§ Given instruction:
Every line from the one holding "Write a Python" through the one holding "plt.rcParams['font.family'] = ['Lato', 'DejaVu" should be returned exactly, both included; the pictures should not.
BEGIN Data to process
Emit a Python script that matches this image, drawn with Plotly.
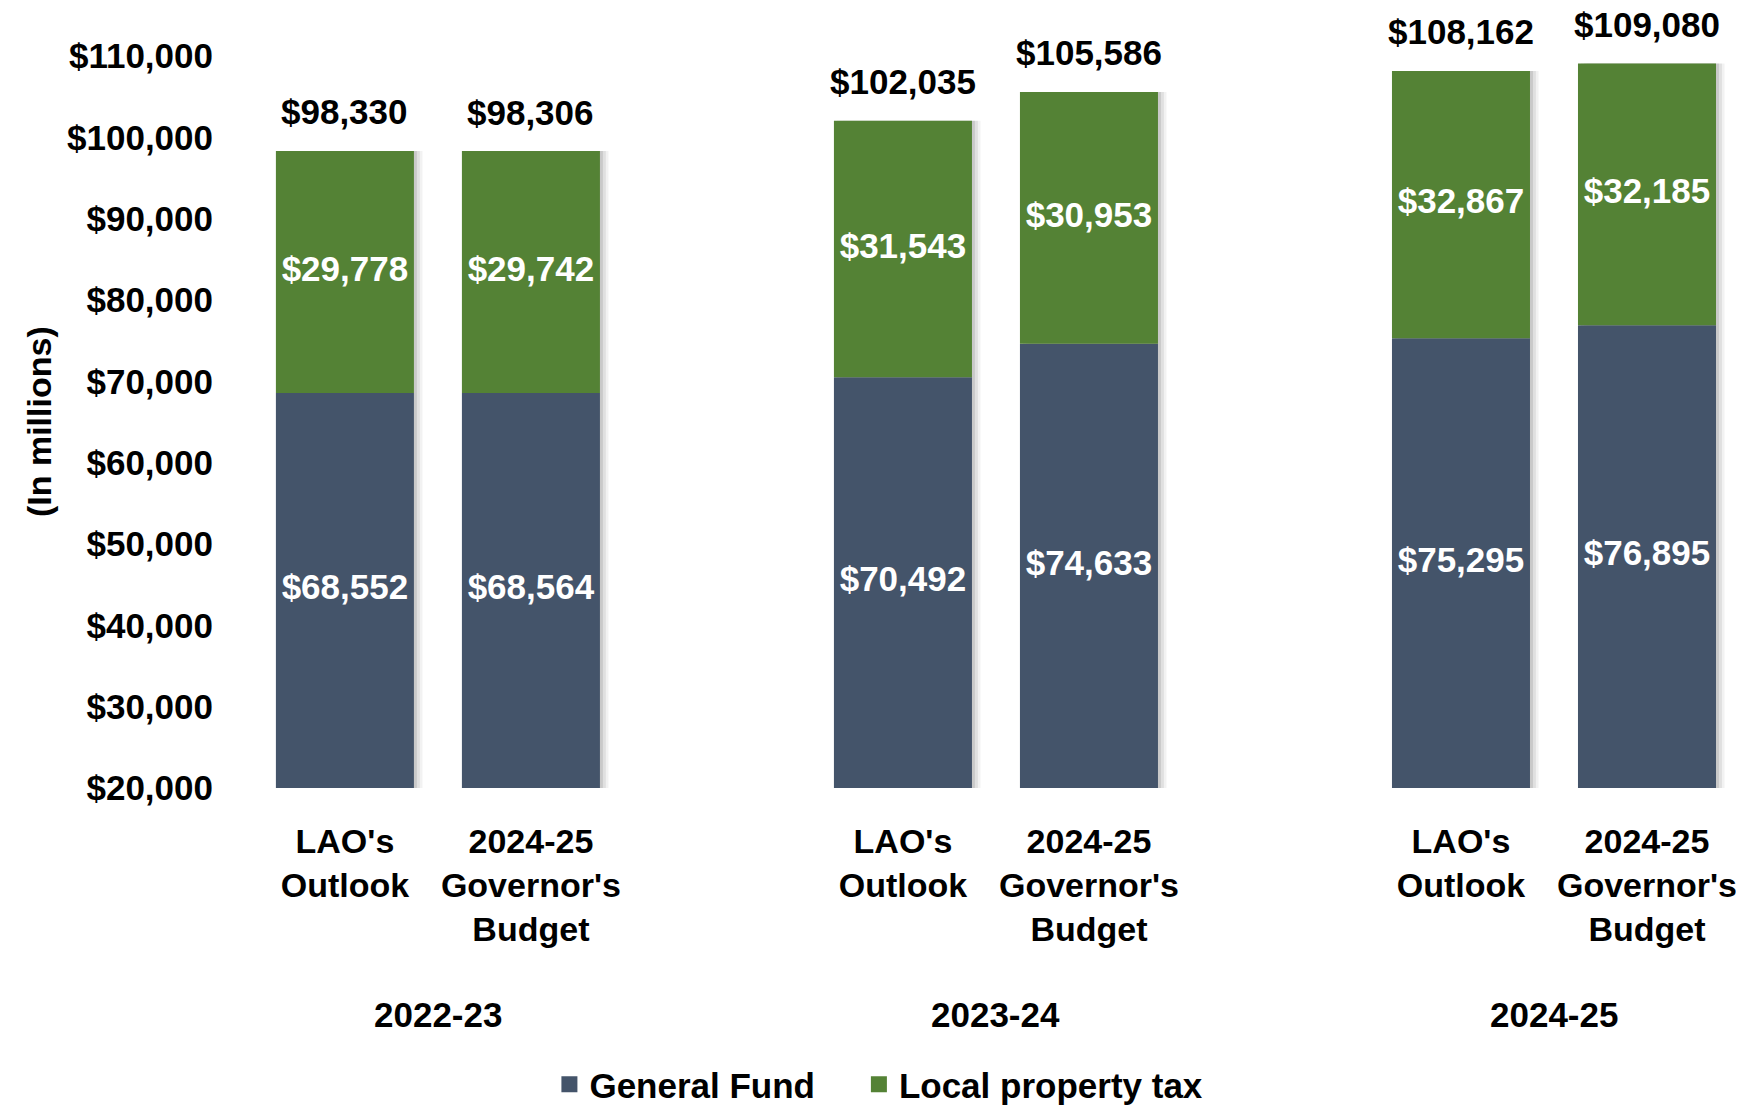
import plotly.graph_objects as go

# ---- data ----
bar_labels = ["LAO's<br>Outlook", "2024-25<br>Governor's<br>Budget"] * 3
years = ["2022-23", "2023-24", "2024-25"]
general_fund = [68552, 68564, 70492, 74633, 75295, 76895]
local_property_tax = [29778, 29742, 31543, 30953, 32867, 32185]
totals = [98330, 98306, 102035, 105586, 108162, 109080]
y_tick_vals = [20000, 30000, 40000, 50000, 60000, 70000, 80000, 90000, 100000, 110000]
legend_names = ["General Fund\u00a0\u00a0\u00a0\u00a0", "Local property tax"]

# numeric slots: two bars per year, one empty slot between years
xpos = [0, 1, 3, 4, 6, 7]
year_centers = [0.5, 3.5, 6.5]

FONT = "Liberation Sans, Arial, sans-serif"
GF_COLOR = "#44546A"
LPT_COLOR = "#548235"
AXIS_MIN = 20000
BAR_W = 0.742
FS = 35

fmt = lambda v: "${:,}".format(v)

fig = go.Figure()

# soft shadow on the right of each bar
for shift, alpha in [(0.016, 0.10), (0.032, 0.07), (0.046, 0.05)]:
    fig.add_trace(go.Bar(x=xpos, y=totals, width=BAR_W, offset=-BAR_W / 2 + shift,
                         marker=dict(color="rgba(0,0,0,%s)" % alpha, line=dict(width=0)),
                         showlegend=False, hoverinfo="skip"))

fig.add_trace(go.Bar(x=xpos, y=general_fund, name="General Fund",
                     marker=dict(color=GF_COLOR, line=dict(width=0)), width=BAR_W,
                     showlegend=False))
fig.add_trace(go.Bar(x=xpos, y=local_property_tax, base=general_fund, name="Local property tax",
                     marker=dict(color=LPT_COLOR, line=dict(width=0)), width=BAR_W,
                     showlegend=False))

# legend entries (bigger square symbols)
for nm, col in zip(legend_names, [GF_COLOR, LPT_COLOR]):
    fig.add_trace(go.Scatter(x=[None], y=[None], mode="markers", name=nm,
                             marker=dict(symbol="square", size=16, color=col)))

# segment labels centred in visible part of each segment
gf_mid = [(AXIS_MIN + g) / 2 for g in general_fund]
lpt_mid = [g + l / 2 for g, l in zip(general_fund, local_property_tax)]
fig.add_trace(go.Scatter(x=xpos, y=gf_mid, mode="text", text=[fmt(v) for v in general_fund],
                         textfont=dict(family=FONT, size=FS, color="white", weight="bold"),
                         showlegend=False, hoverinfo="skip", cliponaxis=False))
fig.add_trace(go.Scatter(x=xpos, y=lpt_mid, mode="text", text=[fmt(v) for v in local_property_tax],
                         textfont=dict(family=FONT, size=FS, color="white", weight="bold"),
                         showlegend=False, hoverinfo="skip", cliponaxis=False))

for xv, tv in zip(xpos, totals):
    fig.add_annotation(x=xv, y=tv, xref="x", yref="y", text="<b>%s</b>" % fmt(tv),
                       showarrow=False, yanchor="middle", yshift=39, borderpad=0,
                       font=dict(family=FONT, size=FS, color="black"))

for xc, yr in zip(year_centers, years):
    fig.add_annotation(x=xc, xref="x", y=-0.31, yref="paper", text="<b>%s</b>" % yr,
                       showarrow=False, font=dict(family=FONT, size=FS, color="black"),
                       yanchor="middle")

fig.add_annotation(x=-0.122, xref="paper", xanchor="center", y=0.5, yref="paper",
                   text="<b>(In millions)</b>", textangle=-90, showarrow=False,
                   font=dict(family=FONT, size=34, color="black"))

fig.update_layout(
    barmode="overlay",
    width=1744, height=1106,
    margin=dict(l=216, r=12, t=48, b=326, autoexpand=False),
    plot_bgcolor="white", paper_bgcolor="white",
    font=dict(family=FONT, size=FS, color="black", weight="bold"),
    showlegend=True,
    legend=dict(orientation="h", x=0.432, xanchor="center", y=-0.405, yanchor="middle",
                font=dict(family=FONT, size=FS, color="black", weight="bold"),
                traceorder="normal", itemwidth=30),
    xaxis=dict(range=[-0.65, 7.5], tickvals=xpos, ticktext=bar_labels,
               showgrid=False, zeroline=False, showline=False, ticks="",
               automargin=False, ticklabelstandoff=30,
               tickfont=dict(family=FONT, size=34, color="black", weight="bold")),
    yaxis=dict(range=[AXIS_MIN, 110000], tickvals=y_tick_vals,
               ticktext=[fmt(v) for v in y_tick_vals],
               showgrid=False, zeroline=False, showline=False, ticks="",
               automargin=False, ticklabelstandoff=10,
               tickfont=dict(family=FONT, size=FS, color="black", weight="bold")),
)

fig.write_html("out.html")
END Data to process
BEGIN Data to process
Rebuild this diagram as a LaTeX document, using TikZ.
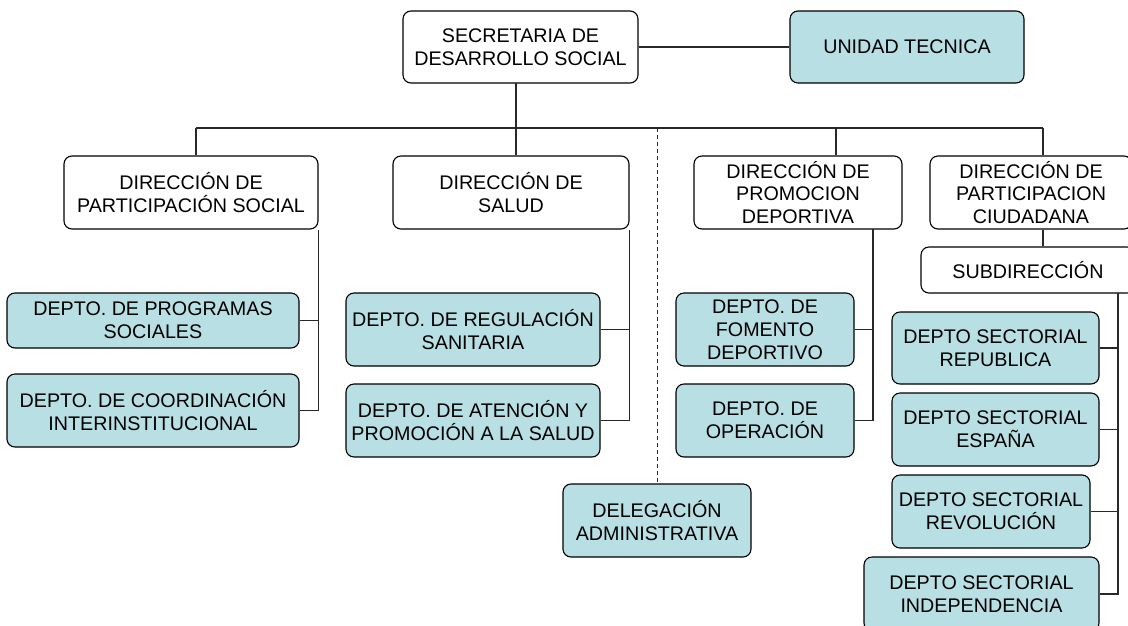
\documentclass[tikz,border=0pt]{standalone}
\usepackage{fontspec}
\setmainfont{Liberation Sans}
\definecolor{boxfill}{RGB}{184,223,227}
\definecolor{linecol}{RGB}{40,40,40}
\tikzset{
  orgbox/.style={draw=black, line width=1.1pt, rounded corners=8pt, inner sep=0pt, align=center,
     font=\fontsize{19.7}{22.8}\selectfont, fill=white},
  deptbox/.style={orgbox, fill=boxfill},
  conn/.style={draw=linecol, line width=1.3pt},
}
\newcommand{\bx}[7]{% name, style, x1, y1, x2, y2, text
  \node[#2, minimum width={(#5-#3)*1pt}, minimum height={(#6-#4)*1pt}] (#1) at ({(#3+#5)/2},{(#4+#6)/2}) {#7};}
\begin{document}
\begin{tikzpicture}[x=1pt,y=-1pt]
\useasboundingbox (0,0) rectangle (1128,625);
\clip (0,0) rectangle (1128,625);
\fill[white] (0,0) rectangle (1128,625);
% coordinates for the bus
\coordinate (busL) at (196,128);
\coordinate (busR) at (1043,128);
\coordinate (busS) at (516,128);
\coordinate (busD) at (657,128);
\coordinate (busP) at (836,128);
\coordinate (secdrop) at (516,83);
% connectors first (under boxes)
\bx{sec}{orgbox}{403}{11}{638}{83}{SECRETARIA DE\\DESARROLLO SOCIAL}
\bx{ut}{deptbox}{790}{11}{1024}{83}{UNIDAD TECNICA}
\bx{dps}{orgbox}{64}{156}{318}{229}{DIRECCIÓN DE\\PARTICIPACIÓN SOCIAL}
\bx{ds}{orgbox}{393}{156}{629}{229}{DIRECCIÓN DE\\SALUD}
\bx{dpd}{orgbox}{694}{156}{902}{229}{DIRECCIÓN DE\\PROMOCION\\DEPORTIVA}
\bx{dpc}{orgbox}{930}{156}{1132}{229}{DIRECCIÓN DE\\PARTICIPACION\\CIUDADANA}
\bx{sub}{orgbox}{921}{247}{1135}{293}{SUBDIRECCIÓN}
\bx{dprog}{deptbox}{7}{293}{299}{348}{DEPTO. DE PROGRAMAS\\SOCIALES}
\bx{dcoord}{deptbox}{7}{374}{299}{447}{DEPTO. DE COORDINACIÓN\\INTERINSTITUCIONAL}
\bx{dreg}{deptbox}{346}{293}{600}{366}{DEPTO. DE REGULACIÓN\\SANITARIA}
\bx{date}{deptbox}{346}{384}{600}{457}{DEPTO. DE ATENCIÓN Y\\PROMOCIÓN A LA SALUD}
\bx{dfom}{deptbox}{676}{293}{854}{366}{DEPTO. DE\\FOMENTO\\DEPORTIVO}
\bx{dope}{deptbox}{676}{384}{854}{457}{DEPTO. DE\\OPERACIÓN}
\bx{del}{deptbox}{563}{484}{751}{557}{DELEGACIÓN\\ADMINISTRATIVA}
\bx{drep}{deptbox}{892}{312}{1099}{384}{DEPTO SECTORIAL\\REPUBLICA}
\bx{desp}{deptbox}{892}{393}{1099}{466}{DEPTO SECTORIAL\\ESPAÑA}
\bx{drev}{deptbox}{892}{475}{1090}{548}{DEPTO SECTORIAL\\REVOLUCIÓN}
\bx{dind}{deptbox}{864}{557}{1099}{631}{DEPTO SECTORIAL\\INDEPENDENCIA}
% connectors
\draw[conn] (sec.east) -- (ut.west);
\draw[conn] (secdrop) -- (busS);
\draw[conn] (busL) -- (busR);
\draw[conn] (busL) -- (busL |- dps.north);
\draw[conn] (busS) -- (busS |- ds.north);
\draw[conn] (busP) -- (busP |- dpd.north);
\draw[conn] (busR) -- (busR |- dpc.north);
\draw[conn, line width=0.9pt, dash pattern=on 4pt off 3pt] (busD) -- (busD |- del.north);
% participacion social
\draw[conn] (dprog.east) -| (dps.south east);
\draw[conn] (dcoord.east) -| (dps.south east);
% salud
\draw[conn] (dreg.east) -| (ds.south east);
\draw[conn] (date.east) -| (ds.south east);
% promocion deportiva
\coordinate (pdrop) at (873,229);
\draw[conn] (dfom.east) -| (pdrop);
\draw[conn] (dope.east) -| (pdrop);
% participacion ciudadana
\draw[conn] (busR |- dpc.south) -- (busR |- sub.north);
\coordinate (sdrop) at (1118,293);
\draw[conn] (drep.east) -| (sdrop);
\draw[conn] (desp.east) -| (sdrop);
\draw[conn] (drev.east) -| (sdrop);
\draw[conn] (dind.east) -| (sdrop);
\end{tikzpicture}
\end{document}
END Data to process
BEGIN Data to process
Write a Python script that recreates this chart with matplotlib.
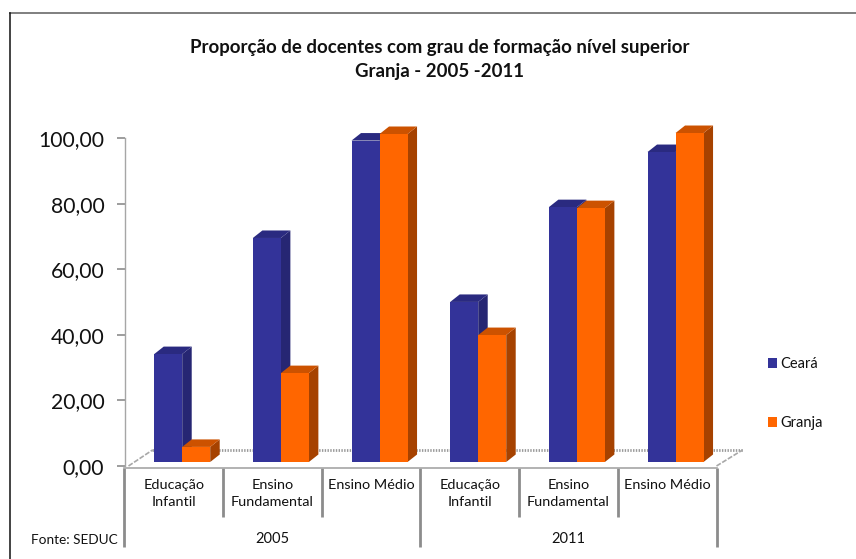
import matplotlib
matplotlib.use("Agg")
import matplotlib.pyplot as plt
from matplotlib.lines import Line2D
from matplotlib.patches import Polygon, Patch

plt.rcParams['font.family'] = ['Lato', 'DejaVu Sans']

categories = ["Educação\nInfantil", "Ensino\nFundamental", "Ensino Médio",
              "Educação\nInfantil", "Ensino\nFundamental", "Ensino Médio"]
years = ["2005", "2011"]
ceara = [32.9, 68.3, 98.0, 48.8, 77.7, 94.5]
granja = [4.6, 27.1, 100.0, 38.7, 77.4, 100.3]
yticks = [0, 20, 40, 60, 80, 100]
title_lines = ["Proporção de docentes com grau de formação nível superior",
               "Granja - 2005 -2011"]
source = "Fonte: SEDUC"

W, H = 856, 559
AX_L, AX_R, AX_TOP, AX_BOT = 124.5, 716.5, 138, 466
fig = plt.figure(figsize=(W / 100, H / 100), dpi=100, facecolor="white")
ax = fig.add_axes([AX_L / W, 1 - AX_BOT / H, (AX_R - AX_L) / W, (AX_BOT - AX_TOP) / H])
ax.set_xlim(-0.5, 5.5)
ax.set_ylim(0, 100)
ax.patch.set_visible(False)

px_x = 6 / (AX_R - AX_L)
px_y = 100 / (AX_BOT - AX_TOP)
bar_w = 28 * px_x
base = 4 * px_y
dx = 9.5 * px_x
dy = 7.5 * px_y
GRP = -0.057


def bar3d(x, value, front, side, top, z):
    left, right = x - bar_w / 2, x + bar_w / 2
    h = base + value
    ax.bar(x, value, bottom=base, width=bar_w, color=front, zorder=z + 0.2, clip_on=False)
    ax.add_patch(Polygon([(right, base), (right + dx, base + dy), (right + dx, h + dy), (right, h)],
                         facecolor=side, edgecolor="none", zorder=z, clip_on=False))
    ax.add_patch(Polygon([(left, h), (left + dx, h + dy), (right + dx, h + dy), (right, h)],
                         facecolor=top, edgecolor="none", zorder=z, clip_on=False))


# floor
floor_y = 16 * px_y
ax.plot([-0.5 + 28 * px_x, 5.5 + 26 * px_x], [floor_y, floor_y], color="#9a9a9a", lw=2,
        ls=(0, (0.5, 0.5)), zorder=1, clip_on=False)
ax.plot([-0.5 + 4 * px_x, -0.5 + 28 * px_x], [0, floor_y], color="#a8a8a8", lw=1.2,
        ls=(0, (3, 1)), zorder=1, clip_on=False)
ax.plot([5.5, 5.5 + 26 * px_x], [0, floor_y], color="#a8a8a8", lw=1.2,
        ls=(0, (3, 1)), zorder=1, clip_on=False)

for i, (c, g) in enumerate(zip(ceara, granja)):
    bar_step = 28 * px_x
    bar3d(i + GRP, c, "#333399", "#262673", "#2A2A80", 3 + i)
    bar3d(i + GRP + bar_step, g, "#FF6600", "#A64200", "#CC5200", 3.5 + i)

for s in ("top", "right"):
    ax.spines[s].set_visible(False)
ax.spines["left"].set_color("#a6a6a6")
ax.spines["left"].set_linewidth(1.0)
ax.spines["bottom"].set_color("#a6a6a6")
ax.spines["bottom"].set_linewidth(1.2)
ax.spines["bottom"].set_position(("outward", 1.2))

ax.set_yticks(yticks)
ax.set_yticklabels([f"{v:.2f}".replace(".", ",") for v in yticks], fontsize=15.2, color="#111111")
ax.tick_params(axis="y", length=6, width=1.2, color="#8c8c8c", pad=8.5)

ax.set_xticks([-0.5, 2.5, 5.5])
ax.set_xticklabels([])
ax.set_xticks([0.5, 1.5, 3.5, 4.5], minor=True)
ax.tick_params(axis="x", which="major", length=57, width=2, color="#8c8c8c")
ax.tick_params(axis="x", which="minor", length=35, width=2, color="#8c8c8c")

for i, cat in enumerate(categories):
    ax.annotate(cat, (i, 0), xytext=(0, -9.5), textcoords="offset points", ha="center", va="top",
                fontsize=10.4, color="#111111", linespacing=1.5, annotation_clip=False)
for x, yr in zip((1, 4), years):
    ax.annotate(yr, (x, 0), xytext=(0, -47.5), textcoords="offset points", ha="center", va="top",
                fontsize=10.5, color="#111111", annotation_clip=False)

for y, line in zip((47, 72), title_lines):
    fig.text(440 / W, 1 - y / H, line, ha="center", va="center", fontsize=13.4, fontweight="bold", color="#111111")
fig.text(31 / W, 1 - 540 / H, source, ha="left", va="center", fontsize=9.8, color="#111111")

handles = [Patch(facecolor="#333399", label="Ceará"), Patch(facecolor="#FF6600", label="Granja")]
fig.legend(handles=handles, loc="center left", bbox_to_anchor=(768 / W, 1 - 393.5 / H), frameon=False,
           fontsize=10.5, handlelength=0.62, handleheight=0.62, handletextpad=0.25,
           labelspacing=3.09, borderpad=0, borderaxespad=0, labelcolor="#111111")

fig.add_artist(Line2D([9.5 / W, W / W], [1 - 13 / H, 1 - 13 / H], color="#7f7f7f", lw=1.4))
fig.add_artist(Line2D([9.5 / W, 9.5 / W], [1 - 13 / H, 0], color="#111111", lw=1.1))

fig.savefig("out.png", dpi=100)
END Data to process
§ Response to the exercise:
Write a Python script that recreates this chart with matplotlib.
import matplotlib
matplotlib.use("Agg")
import matplotlib.pyplot as plt
from matplotlib.lines import Line2D
from matplotlib.patches import Polygon, Patch

plt.rcParams['font.family'] = ['Lato', 'DejaVu Sans']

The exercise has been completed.